> This Administration takes seriously its responsibility to help maintain an open, interoperable, secure and reliable Internet.
> When Federal agencies discover a new vulnerability in commercial and open source software – a so-called “Zero day” vulnerability because the developers of the vulnerable software have had zero days to fix it – it is in the national interest to responsibly disclose the vulnerability rather than to hold it for an investigative or intelligence purpose.
> This process is called the Vulnerabilities Equities Process. Unless there is a clear national security or law enforcement need, this process is biased toward responsibly disclosing such vulnerabilities.
Nothing about this statement makes me believe that they were unaware of Heartbleed, specifically because it seems to imply that they don't stockpile vulns that they find, which we know that they do.
> The Federal government relies on OpenSSL to protect the privacy of users of government websites and other online services.

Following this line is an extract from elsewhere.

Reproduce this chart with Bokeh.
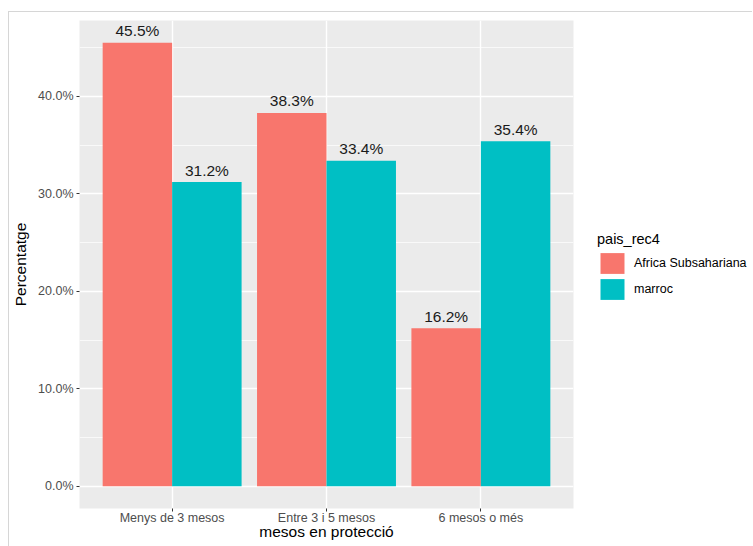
from bokeh.plotting import figure
from bokeh.layouts import row
from bokeh.models import (ColumnDataSource, FactorRange, Range1d, FixedTicker,
                          PrintfTickFormatter, Legend, LegendItem)
from bokeh.transform import dodge
from bokeh.core.properties import value
from bokeh.embed import file_html
from bokeh.resources import INLINE

# ---- data ----
categories = ["Menys de 3 mesos", "Entre 3 i 5 mesos", "6 mesos o més"]
series_names = ["Africa Subsahariana", "marroc"]
africa = [45.5, 38.3, 16.2]
marroc = [31.2, 33.4, 35.4]
colors = ["#F8766D", "#00BFC4"]
y_ticks = [0, 10, 20, 30, 40]
y_minor_ticks = [5, 15, 25, 35, 45]

FONT = "Liberation Sans"

src = ColumnDataSource(dict(
    cat=categories,
    africa=africa,
    marroc=marroc,
    africa_lbl=[f"{v:.1f}%" for v in africa],
    marroc_lbl=[f"{v:.1f}%" for v in marroc],
))

ymax = max(africa + marroc)
pad = 0.05 * ymax

H = 534
p = figure(
    x_range=FactorRange(*categories, range_padding=0.1, range_padding_units="absolute"),
    y_range=Range1d(-pad, ymax + pad),
    width=565, height=H,
    output_backend="svg", toolbar_location=None,
    min_border_left=70, min_border_right=1, min_border_top=8, min_border_bottom=38,
)
p.background_fill_color = "#EBEBEB"
p.border_fill_color = "white"
p.outline_line_color = None

bw = 0.45
r1 = p.vbar(x=dodge("cat", -bw / 2, range=p.x_range), top="africa", bottom=0, width=bw,
            source=src, fill_color=colors[0], line_color=None)
r2 = p.vbar(x=dodge("cat", bw / 2, range=p.x_range), top="marroc", bottom=0, width=bw,
            source=src, fill_color=colors[1], line_color=None)

for field, off in (("africa", -bw / 2), ("marroc", bw / 2)):
    p.text(x=dodge("cat", off, range=p.x_range), y=field, text=field + "_lbl", source=src,
           text_align="center", text_baseline="alphabetic", y_offset=-12,
           text_font=value(FONT), text_font_size="15.5px", text_color="#1A1A1A")

# axes
p.yaxis.ticker = FixedTicker(ticks=y_ticks, minor_ticks=y_minor_ticks)
p.yaxis.formatter = PrintfTickFormatter(format="%.1f%%")
p.xaxis.axis_label = "mesos en protecció"
p.yaxis.axis_label = "Percentatge"
for ax in (p.xaxis[0], p.yaxis[0]):
    ax.axis_line_color = None
    ax.major_tick_line_color = "#333333"
    ax.major_tick_line_width = 1
    ax.major_tick_out = 3
    ax.major_tick_in = 0
    ax.minor_tick_out = 0
    ax.minor_tick_in = 0
    ax.major_label_text_font = FONT
    ax.major_label_text_font_size = "12.5px"
    ax.major_label_text_color = "#4D4D4D"
    ax.axis_label_text_font = FONT
    ax.axis_label_text_font_size = "15.5px"
    ax.axis_label_text_font_style = "normal"
    ax.axis_label_text_color = "#000000"
p.xaxis.major_label_standoff = -1
p.xaxis.axis_label_standoff = -5
p.yaxis.major_label_standoff = 3
p.yaxis.axis_label_standoff = 6

p.xgrid.grid_line_color = "white"
p.xgrid.grid_line_width = 1.4
p.ygrid.grid_line_color = "white"
p.ygrid.grid_line_width = 1.4
p.ygrid.minor_grid_line_color = "white"
p.ygrid.minor_grid_line_width = 0.7

# ---- legend panel (to the right of the plot panel) ----
lp = figure(width=178, height=H, x_range=Range1d(0, 1), y_range=Range1d(0, 1),
            x_axis_type=None, y_axis_type=None, output_backend="svg",
            toolbar_location=None, min_border=0)
lp.grid.visible = False
lp.outline_line_color = None
lp.background_fill_color = "white"
lp.border_fill_color = "white"
# zero-size marks, only used to draw the legend keys
k1 = lp.vbar(x=[0.5], top=[0], bottom=[0], width=0, fill_color=colors[0], line_color=None)
k2 = lp.vbar(x=[0.5], top=[0], bottom=[0], width=0, fill_color=colors[1], line_color=None)

legend = Legend(
    items=[LegendItem(label=series_names[0], renderers=[k1]),
           LegendItem(label=series_names[1], renderers=[k2])],
    location=(23, 206),
    title="pais_rec4",
    title_text_font=FONT, title_text_font_size="14.5px", title_text_font_style="normal",
    title_text_color="#000000", title_standoff=3,
    label_text_font=FONT, label_text_font_size="12.5px", label_text_color="#000000",
    glyph_width=30, glyph_height=26, label_standoff=7, spacing=0,
    padding=5, margin=0, border_line_color=None, background_fill_alpha=0,
)
lp.add_layout(legend, "center")

layout = row(p, lp, spacing=0)
layout.styles = {"border-top": "1px solid #D6D6D6", "border-left": "1px solid #D6D6D6",
                 "margin-left": "8px", "margin-top": "11px"}

open("out.html", "w").write(file_html(layout, INLINE))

The only damage that seems to be claimed specifically in their report is that not fixing Heartbleed would compromise public interface security, and not necessarily any government internal security.
> I pointed out here on HN even before the ODNI released the statement I linked above that Heartbleed is far more damaging to the USG itself than any intel value NSA could have hoped to achieve from it.
I suspect that this isn't true, especially if the US government isn't using OpenSSL for their internal security.
> would have hurt a lot of USG (and just as importantly, private US) infrastructure, so even going by crazy USG logic the right thing to do would have been to disclose it
This didn't seem to be a paramount concern with their other spying activities, which have hurt the security of the US infrastructure and compromised us tech companies (both hardware and internet services) trying to compete internationally.
> But also, straight from the mouth of a USCYBERCOM strategist speaking to our class the other week.
If we're going with anecdotes, I've met a couple of military contractors who claimed to have known of Heartbleed ahead of the public disclosure by non-trivial periods of time.